Quel grave disastro così sinteticamente ricordato, ebbe, paradossalmente un merito se così lo vogliamo definire: quello di far conoscere la pericolosità della diossina. Come altre volte è accaduto nel nostro strano Paese, bisogna essere “riconoscenti” ai disastri quando e perché consentono di evitare o limitare i danni di altri eventi: è il caso della “scoperta” della pericolosità dell’amianto, del terremoto in Basilicata e Irpinia il 23 novembre 1980, del disastro di Seveso… 

Oggi? Dove? Perché?

 Oggi, anche per questi “meriti”, sono più limitati i rischi di incidenti del genere. Un po’ perché sono aumentati i livelli di attenzione anche grazie all’applicazione di tecnologie avanzate; un po’ perché non poche delle industrie a rischio sono state “dismesse” e le loro produzioni delocalizzate in Paesi economicamente meno sviluppati e, in quanto tali, più permissivi.

Significativo è il caso della Campania e, soprattutto, di Napoli. Di una città, cioè, nella quale ormai di industria si parla prevalentemente in termini di dismissione, ma la quale, prima in Italia, fu dichiarata “area ad elevato rischio di crisi ambientale” e che contava undici delle tredici industrie a grave rischio individuate nella regione. Tutto con rilevanti problemi per la salute della popolazione soprattutto a causa dell’inquinamento atmosferico.

Oggi, dunque, chiuse quelle industrie l’aria è tornata respirabile e la salute è salva? Non è così. Perché l’aria l’inquinano non solo le industrie e le automobili, ma, talora ancor più e peggio, i rifiuti la cui combustione illegale (al di fuori degli inceneritori) può avere ricadute anche peggiori sulla salute. In modo particolare per quanto riguarda alcune componenti dei “rifiuti speciali” non smaltite secondo legge, ma nel modo criminoso che caratterizza la storia soprattutto di alcune aree delle province di Napoli e Caserta.

 

La Geenna? Era una discarica

Il recentissimo rapporto dell’ISPRA (Istituto per la Protezione dell’Ambiente) sui rifiuti speciali dà una puntuale descrizione dell’andamento di produzione e smaltimento di questi rifiuti prodotti da industrie e aziende e che si dividono in “non pericolosi” e “pericolosi”. I primi appartengono prevalentemente al settore manifatturiero, delle costruzioni e demolizioni e di alcune tipologie di trattamento dei rifiuti. I “pericolosi” sono generati dalle attività produttive che contengono al loro interno sostanze pericolose in concentrazioni tali da costituire pericolo (ad esempio, raffinazione del petrolio, processi chimici, industria fotografica, industria metallurgica, produzione conciaria e tessile, impianti di trattamento dei rifiuti, ricerca medica e veterinaria).

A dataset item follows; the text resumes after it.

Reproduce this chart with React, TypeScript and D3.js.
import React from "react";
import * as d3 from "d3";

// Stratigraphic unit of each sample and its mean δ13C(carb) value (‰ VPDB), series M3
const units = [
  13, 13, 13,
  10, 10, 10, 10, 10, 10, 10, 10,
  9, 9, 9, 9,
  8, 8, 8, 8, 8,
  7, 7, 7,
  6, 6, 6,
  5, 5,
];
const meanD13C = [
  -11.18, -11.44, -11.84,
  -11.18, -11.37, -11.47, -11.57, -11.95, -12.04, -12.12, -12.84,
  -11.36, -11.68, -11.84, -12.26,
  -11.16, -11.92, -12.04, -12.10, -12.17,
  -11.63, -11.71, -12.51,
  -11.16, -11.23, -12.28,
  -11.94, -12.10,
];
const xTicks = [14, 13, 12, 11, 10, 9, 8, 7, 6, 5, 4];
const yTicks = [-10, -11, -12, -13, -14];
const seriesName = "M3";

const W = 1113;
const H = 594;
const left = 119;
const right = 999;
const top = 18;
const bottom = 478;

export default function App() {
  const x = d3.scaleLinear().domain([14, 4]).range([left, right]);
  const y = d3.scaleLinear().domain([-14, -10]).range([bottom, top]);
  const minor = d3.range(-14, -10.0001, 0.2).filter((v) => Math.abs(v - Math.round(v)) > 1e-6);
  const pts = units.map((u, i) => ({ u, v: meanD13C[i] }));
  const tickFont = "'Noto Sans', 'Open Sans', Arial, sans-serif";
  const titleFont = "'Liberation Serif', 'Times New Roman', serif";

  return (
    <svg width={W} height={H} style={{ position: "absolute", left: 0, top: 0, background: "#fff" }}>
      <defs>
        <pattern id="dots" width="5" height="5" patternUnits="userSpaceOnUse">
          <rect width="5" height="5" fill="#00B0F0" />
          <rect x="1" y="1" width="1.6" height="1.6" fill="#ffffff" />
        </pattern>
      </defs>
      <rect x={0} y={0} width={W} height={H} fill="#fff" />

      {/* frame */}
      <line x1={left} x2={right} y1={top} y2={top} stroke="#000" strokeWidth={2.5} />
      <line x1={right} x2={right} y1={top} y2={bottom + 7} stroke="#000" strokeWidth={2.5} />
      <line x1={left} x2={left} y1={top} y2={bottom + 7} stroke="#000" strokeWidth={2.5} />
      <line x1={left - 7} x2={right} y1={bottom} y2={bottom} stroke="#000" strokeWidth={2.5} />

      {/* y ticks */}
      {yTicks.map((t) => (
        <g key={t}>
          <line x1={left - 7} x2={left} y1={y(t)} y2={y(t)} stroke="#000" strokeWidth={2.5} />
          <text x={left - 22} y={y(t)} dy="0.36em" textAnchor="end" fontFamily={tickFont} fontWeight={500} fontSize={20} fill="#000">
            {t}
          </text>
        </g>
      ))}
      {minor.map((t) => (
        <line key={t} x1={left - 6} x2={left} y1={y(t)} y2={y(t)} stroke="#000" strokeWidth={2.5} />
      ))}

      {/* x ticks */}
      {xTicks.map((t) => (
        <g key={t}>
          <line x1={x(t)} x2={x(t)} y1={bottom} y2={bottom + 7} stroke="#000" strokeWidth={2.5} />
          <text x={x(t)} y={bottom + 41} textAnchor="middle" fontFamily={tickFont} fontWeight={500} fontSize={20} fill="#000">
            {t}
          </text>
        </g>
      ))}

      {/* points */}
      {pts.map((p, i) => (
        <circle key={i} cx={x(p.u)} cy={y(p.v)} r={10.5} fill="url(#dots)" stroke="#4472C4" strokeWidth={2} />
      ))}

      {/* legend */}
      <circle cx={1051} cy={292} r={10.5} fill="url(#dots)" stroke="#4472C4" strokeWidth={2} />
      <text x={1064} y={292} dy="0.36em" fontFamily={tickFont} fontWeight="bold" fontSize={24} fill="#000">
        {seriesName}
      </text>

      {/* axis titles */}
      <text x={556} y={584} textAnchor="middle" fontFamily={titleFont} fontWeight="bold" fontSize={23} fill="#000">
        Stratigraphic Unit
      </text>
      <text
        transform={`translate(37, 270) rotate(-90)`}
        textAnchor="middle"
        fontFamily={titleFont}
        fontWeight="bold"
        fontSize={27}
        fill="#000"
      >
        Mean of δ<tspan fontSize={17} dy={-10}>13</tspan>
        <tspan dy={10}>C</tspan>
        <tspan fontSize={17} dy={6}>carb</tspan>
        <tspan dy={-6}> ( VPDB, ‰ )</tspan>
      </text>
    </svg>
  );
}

Quanti e quali di questi finiscono nelle discariche in Campania? Dal 2014 nemmeno un chilo perché nella regione non esistono discariche autorizzate allo smaltimento di rifiuti speciali che vengono, quindi, trattati fuori regione o all’estero.

Non nelle discariche, dunque, ma sotterrati da anni, provenienti da “fuori regione” e nottetempo bruciati per smaltirli più rapidamente. Sono i fuochi che alimentano quella che viene definita, appunto, la “terra dei fuochi”. In realtà è la Geenna di cui si trovano non pochi riferimenti nei testi biblici che si riferiscono ad una valle poco fuori Gerusalemme che gli abitanti utilizzavano come discarica mantenendovi costantemente acceso un fuoco per distruggere i rifiuti. Magari non erano “speciali”, ma la rivoluzione industriale non era ancora scoppiata e industriali disonesti non avevano motivo di rivolgersi a mafiosi e camorristi per disfarsi dei loro rifiuti.